Pangandaran, Sergap.live – Proyek jaring apung milik PT PBS di perairan pantai timur Pangandaran menuai kecaman keras dari masyarakat setempat.
Ketua Forum Masyarakat Peduli Wisata, Adi Pranyoto, mengecam keras PT PBS yang dinilai telah beroperasi Baru ada Ijin dari KKP dan tanpa sosialisasi kepada nelayan lokal.
“Kehadiran jaring apung ini sangat merugikan nelayan. Ini adalah tempat mencari ikan tradisional mereka, dan sekarang terancam oleh aktivitas budidaya Budi Daya BBL (Beby Lobtster) PT PBS,” tegas Adi Pranyoto dalam wawancara eksklusif.
Menurut Adi, gambar yang ditunjukkan PT PBS mengenai proyek ini sama sekali tidak mempertimbangkan dampak negatif terhadap nelayan lokal dan komunitas pariwisata yang bergantung pada kelestarian ekosistem laut. Ia menyebutkan, komunitas nelayan, pelaku wisata air, dan komunitas lainnya terdampak langsung.
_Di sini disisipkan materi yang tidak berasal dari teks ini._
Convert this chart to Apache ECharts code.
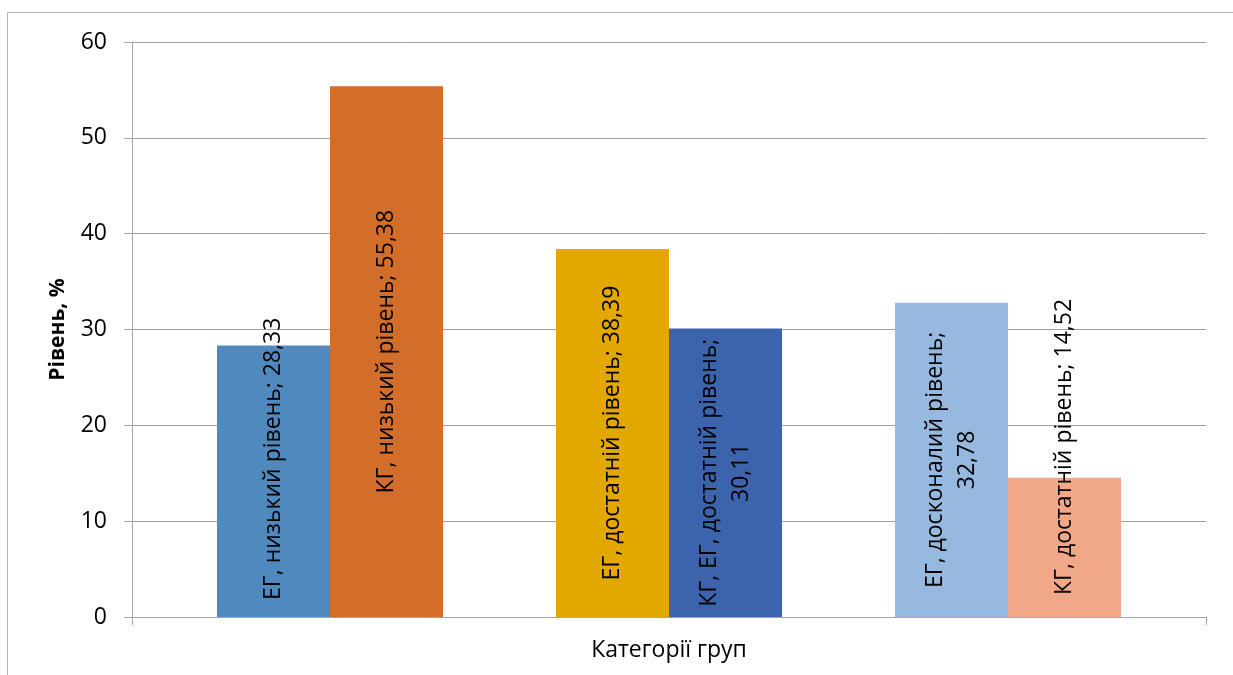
<!DOCTYPE html>
<html><head><meta charset="utf-8">
<script src="https://cdn.jsdelivr.net/npm/echarts@6/dist/echarts.min.js"></script>
<style>html,body{margin:0;padding:0;background:#fff}#c{width:1233px;height:675px}</style>
</head><body><div id="c"></div>
<script>
// group positions (1..3), two bars per group
var groups = [1, 2, 3];
var egValues = [28.33, 38.39, 32.78];
var kgValues = [55.38, 30.11, 14.52];
var egNames = ['ЕГ, низький рівень', 'ЕГ, достатній рівень', 'ЕГ, досконалий рівень'];
var kgNames = ['КГ, низький рівень', 'КГ, ЕГ, достатній рівень', 'КГ, достатній рівень'];
var egBreak = [false, false, true];
var kgBreak = [false, true, false];
var egBottom = [true, false, false];
var kgBottom = [false, false, true];
var egColors = ['#4F89BD', '#E2A800', '#97B8DF'];
var kgColors = ['#D36D2A', '#3C64AD', '#F0A889'];
var yTicks = [0, 10, 20, 30, 40, 50, 60];

var FONT = 'Open Sans';
function fmt(v){ return String(v.toFixed(2)).replace('.', ','); }
function makeData(vals, names, brk, bottom, colors, dist){
  return vals.map(function(v, i){
    var text = names[i] + ';' + (brk[i] ? '\n' : ' ') + fmt(v);
    var lab = bottom[i]
      ? {position: 'insideBottom', distance: dist, align: 'left', verticalAlign: 'middle'}
      : {position: 'inside', align: 'center', verticalAlign: 'middle'};
    lab.formatter = text;
    return {value: [groups[i], v], itemStyle: {color: colors[i]}, label: lab};
  });
}
var xMin = 1 - 198/339, xMax = 3 + 198/339;
var labelStyle = {show: true, rotate: 90, fontFamily: FONT, fontSize: 23, color: '#000', lineHeight: 32};
var chart = echarts.init(document.getElementById('c'), null, {renderer: 'canvas'});
chart.setOption({
  animation: false,
  textStyle: {fontFamily: FONT},
  graphic: [{type: 'rect', shape: {x: 7.5, y: 12.5, width: 1400, height: 900},
    style: {fill: 'none', stroke: '#B3B3B3', lineWidth: 1}, silent: true}],
  grid: {left: 132, right: 27, top: 42, bottom: 58},
  xAxis: {
    type: 'value', min: xMin, max: xMax, interval: xMax - xMin,
    name: 'Категорії груп', nameLocation: 'middle', nameGap: 22,
    nameTextStyle: {fontFamily: FONT, fontSize: 23, color: '#000'},
    axisLine: {show: true, lineStyle: {color: '#A6A6A6', width: 1}},
    axisTick: {show: true, length: 8, lineStyle: {color: '#A6A6A6'}},
    axisLabel: {show: false},
    splitLine: {show: false}
  },
  yAxis: {
    type: 'value', min: yTicks[0], max: yTicks[yTicks.length - 1], interval: 10,
    name: 'Рівень, %', nameLocation: 'middle', nameGap: 63,
    nameTextStyle: {fontFamily: FONT, fontSize: 21, fontWeight: 'bold', color: '#000'},
    axisLine: {show: true, lineStyle: {color: '#A6A6A6', width: 1}},
    axisTick: {show: true, length: 8, lineStyle: {color: '#A6A6A6'}},
    axisLabel: {margin: 25, fontFamily: FONT, fontSize: 23, color: '#000'},
    splitLine: {show: true, lineStyle: {color: '#A0A0A0', width: 1}}
  },
  series: [
    {type: 'bar', barWidth: 113, barGap: '0%', label: labelStyle,
     data: makeData(egValues, egNames, egBreak, egBottom, egColors, 17)},
    {type: 'bar', barWidth: 113, barGap: '0%', label: labelStyle,
     data: makeData(kgValues, kgNames, kgBreak, kgBottom, kgColors, 22)}
  ]
});
</script></body></html>
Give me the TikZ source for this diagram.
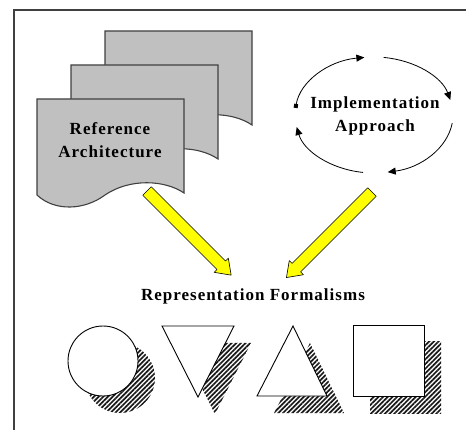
\documentclass[tikz,border=0pt]{standalone}
\usepackage{fontspec}
\setmainfont{Liberation Serif}
\newfontfamily\lblfont[LetterSpace=6]{Liberation Serif}
\usetikzlibrary{arrows.meta,patterns.meta}
\definecolor{docgray}{HTML}{C0C0C0}
\definecolor{docline}{HTML}{404040}
\definecolor{yel}{HTML}{FFFF00}
\tikzset{
  docbox/.style={fill=docgray,draw=docline,line width=1.1pt},
  lbl/.style={font=\lblfont\bfseries\fontsize{17}{23}\selectfont,align=center,inner sep=0pt},
  cyc/.style={draw=black,line width=0.8pt,-{Triangle[length=8pt,width=7pt]}},
  yarrow/.style={fill=yel,draw=black,line width=0.6pt,line join=round},
  shade/.style={pattern={Lines[angle=45,distance=3.3pt,line width=1.7pt]},pattern color=black!90},
  shapeline/.style={fill=white,draw=black,line width=0.9pt}
}
\newcommand{\docshape}[2]{%
  \begin{scope}[shift={(#1,#2)}]
    \path[docbox] (0,0) -- (147,0) -- (147,94)
      .. controls (128,81) and (93,79) .. (68,96)
      .. controls (48,111) and (18,113) .. (0,96) -- cycle;
  \end{scope}}
\begin{document}
\begin{tikzpicture}[x=1pt,y=-1pt]
\useasboundingbox (0,0) rectangle (466,430);
% frame
\draw[line width=1.5pt,black!75] (466,10) -- (14,10) -- (14,430);
% documents
\docshape{105}{31}
\docshape{71}{65}
\docshape{37}{99}
\node[lbl] (ref) at (110,140) {Reference\\Architecture};
% cycle
\coordinate (c) at (374,115);
\node[lbl] (impl) at (375,116) {Implementation\\Approach};
\draw[draw=black,line width=0.8pt,{Square[length=4pt,width=4pt]}-{Triangle[length=8pt,width=7pt]}]
  ([shift={(187:79 and 58)}]c) arc[start angle=187,end angle=263,x radius=79,y radius=58];
\draw[cyc] ([shift={(277:79 and 58)}]c) arc[start angle=277,end angle=345,x radius=79,y radius=58];
\draw[cyc] ([shift={(8:79 and 58)}]c) arc[start angle=8,end angle=80,x radius=79,y radius=58];
\draw[cyc] ([shift={(98:79 and 58)}]c) arc[start angle=98,end angle=168,x radius=79,y radius=58];
% yellow arrows
\coordinate (a1) at (147,191);
\coordinate (a2) at (372,192);
\begin{scope}[shift={(a1)},rotate=-45]
  \path[yarrow] (0,-6) -- (105,-6) -- (105,-10) -- (119,0) -- (105,10) -- (105,6) -- (0,6) -- cycle;
\end{scope}
\begin{scope}[shift={(a2)},rotate=-135]
  \path[yarrow] (0,-6) -- (107,-6) -- (107,-10) -- (121,0) -- (107,10) -- (107,6) -- (0,6) -- cycle;
\end{scope}
\node[lbl] (rep) at (253,296) {Representation Formalisms};
% circle
\path[shade] (120,378) circle[radius=35];
\path[shapeline] (103,361) circle[radius=35];
% down triangle
\path[shade] (179,343) -- (251,343) -- (215,414) -- cycle;
\path[shapeline] (162,326) -- (234,326) -- (198,397) -- cycle;
% up triangle
\path[shade] (310,343) -- (344,413) -- (274,413) -- cycle;
\path[shapeline] (293,326) -- (327,396) -- (257,396) -- cycle;
% square
\path[shade] (370,342) rectangle (441,413);
\path[shapeline] (353,325) rectangle (424,396);
\end{tikzpicture}
\end{document}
“Kami menuntut penghentian operasi jaring apung PT PBS hingga izin resmi dan kesepakatan dengan masyarakat tercapai. Kearifan lokal harus dihormati,” tegas Adi. Ia juga mempertanyakan izin dari KKP (Kementerian Kelautan dan Perikanan) yang disebut PT PBS sebagai dasar operasionalnya.
Adi mendesak pemerintah daerah untuk segera turun tangan dan menengahi konflik ini. Ia menekankan pentingnya penetapan zona yang jelas untuk menghindari konflik antara aktivitas nelayan dan proyek PT PBS. “Jangan sampai akses nelayan dan pariwisata terganggu,” ujarnya Jum’at 4 Juli 2025.
“Kami terbuka untuk berdiskusi, asalkan PT PBS mau menyampaikan rencana dan dampaknya secara transparan. Sampai saat ini, tidak ada sosialisasi dan diskusi yang dilakukan,” tambah Adi. Ia juga mempertanyakan besaran hasil tangkapan dan rencana pengembangan proyek jaring apung tersebut.
Adi berharap agar pemerintah dapat memastikan PT PBS mematuhi peraturan yang berlaku dan tidak mengabaikan kepentingan masyarakat lokal. Ia juga mengingatkan agar UU No. 17 Tahun 2024 benar-benar dipatuhi. “Jangan sampai ada perusahaan yang seenaknya melanggar undang-undang,” tegasnya.
Keberadaan jaring apung ini, menurut Adi, juga berpotensi mengancam keselamatan nelayan, terutama saat cuaca buruk. “Bayangkan jika terjadi badai, akses nelayan akan terhambat,” tambahnya.